Dans un cas d’emprise absolue décrit par Duwayne Dunham, sous la dictée posthume de David Lynch, Legend of the Happy Worker (2025), l’altérité arrive sous la forme d’une simple question posée par le jeune Joe : Pourquoi ? Les ouvriers de cette mine en plein air vivaient heureux, ils ne revendiquaient rien et creusaient chaque jour leur part de trou. Tant qu’ils ne se sont pas posé cette question, ils sont restés sous l’emprise du propriétaire, Goose. Mais la simple question indéfinie, Pourquoi ?, finit par casser la répétition.
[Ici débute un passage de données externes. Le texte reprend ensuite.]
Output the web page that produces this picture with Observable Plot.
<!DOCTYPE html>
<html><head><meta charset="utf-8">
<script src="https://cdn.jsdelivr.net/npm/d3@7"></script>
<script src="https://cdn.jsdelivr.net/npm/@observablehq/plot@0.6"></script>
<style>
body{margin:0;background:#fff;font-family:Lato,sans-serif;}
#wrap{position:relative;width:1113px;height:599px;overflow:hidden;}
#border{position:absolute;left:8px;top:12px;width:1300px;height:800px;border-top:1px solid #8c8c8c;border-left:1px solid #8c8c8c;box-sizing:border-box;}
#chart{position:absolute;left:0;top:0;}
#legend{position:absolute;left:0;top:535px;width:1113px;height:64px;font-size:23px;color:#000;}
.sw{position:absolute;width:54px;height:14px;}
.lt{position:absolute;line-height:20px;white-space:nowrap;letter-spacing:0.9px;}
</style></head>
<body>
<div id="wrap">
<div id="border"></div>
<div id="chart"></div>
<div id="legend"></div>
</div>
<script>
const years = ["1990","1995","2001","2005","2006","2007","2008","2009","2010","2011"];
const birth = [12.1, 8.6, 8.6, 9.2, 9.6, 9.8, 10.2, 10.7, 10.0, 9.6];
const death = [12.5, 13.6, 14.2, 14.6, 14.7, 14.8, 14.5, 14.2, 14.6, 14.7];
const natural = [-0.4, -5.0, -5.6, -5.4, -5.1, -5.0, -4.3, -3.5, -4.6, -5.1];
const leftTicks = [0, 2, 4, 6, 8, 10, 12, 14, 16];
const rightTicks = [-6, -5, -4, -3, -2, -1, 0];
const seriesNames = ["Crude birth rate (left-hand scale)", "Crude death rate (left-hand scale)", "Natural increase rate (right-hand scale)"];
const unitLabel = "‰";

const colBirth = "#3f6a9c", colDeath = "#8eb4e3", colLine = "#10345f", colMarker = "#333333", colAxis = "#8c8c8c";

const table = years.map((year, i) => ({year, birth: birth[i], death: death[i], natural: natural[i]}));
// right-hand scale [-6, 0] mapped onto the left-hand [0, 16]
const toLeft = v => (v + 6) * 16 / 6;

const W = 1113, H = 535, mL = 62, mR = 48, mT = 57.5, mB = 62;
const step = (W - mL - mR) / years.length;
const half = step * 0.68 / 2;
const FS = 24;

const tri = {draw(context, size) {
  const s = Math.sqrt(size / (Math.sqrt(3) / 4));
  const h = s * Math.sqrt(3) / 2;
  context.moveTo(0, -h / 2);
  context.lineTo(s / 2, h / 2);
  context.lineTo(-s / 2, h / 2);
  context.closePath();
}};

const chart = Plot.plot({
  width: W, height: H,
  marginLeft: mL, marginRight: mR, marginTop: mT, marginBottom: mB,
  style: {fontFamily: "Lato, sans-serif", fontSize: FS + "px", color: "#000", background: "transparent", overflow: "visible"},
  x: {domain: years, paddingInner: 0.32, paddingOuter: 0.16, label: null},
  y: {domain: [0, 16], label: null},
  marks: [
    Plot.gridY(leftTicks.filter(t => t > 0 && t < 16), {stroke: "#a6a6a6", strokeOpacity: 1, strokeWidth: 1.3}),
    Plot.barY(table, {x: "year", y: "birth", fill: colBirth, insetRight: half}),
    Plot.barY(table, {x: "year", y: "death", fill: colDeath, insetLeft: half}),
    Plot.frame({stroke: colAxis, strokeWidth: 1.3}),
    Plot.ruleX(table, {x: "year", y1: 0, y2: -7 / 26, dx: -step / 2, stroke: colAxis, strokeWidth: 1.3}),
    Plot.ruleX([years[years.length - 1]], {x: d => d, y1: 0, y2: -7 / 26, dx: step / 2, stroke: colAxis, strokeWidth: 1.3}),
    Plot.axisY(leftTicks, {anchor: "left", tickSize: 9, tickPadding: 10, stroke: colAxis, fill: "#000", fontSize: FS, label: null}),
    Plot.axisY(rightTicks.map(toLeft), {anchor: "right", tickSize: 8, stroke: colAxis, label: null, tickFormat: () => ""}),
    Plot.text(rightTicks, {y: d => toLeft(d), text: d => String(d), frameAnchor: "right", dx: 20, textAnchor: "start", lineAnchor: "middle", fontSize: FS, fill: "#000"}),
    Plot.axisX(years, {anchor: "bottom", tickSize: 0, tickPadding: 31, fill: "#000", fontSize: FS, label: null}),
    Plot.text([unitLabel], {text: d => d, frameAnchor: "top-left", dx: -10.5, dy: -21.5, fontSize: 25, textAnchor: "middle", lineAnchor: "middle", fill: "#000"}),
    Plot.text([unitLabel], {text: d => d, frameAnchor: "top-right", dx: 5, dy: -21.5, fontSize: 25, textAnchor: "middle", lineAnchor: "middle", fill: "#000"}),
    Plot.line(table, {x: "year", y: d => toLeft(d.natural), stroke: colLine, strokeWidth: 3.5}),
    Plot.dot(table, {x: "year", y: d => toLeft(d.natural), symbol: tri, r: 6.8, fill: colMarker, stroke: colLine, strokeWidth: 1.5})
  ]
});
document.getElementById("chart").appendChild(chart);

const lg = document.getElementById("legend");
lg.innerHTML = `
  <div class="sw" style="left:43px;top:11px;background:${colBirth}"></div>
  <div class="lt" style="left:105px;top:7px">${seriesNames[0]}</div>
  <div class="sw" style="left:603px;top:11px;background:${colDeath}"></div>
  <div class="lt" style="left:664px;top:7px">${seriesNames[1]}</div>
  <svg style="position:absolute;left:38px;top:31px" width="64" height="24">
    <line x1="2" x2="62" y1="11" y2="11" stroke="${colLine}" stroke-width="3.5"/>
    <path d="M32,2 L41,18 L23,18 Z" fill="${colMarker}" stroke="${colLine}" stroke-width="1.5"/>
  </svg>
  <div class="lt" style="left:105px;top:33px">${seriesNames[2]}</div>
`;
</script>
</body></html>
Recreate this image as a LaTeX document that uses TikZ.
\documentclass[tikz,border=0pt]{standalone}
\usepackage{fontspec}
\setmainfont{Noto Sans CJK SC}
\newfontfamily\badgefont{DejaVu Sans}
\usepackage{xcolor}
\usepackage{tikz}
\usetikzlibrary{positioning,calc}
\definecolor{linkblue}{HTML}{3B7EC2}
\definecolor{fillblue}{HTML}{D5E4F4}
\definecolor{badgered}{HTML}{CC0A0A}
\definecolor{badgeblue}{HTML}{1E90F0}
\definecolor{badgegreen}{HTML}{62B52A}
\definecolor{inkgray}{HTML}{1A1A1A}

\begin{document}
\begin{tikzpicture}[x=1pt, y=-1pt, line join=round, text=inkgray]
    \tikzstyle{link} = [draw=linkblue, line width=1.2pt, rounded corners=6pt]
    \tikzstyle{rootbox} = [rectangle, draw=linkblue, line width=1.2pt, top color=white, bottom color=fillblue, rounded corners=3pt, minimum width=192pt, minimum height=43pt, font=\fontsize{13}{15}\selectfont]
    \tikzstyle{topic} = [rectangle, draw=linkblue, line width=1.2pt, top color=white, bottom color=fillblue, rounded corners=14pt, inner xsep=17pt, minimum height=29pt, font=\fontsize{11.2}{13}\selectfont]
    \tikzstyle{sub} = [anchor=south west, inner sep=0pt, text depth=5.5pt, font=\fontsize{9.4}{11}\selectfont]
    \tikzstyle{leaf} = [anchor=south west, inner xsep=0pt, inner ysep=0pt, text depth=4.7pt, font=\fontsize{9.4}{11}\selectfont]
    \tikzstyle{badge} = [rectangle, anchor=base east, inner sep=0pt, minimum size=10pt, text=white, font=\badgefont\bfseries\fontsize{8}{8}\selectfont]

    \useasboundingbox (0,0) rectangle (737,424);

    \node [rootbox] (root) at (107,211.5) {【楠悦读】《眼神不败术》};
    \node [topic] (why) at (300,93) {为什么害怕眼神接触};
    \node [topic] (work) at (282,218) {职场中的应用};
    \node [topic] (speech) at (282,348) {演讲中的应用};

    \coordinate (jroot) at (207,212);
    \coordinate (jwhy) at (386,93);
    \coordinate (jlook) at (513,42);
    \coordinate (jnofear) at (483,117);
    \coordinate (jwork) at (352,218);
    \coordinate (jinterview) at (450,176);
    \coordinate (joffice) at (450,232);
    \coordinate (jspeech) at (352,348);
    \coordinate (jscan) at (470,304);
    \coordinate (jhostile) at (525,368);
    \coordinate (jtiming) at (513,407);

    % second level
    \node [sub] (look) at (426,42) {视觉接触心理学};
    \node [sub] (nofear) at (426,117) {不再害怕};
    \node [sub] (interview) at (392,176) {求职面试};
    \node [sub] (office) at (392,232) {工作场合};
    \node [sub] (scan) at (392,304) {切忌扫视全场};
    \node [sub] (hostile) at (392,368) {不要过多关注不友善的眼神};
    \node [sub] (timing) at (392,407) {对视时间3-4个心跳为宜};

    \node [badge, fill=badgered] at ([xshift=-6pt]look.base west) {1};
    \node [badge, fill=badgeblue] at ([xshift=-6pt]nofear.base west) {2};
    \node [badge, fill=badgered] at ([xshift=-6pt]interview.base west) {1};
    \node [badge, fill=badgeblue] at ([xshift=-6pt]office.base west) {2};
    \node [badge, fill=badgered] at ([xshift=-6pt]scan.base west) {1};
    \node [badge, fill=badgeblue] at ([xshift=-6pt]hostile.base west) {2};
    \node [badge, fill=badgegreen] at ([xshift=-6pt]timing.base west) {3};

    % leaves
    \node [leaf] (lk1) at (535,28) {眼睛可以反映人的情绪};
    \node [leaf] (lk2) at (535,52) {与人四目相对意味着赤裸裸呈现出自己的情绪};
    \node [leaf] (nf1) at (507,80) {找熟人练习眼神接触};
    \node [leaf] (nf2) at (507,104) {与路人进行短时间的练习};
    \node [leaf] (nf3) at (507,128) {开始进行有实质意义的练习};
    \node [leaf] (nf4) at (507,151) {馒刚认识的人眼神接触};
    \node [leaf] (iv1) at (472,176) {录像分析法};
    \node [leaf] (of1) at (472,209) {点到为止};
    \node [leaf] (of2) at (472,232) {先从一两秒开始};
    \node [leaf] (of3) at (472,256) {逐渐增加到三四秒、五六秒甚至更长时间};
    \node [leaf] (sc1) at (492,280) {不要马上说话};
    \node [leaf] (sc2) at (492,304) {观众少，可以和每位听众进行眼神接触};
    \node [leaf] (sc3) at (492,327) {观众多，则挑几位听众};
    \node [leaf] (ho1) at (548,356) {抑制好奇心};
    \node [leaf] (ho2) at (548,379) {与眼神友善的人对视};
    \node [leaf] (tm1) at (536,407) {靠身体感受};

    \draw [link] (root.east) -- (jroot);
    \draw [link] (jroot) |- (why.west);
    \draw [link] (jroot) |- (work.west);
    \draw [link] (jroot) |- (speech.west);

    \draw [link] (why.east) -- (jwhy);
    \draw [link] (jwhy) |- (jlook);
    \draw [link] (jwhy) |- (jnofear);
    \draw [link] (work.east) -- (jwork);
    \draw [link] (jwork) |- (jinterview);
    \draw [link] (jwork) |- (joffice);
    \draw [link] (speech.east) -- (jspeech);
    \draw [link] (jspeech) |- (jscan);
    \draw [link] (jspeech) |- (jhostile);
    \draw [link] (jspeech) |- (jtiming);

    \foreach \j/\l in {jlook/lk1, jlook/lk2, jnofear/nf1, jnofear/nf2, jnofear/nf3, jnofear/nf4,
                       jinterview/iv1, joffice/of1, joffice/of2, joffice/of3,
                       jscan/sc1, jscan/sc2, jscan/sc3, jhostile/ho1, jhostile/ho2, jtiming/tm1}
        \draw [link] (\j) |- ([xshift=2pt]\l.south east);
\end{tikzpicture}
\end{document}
Même si rien ne change, même si tout le monde continue à creuser comme avant, elle interroge les méthodes, les buts, les résultats. Elle ouvre à des interrogations sur la culture, le savoir, la métaphysique, la politique, etc. C’est ce subtil décalage qui fait que le nouveau pouvoir ne sera jamais comme l’ancien.

Dans le film de Pier Paolo Pasolini, Teorema (1968), les cinq habitants d’une maison bourgeois milanaise, père, mère, fils, fille et bonne ne posent même pas la question du pourquoi. La simple présence du visiteur révèle la vacuité de cette maison si bien régulée, si bien organisée, autrefois dominée par un père que nul ne conteste. Il y a, pour les cinq, déprise absolue, sans qu’on sache exactement de quoi était faite l’emprise. L’idéologie commune, incontestée, ne faisait plus lien, mais ils ne le savaient pas encore. On peut même se demander si, après être partis, ils le savent. L’emprise peut se décomposer, se défaire, s’oublier dans l’indifférence générale, elle peut sombrer sans même une pichenette. Alors la déprise est elle aussi indéterminée (peut-être encore plus); elle n’ouvre sur rien de précis, sur aucune autre emprise.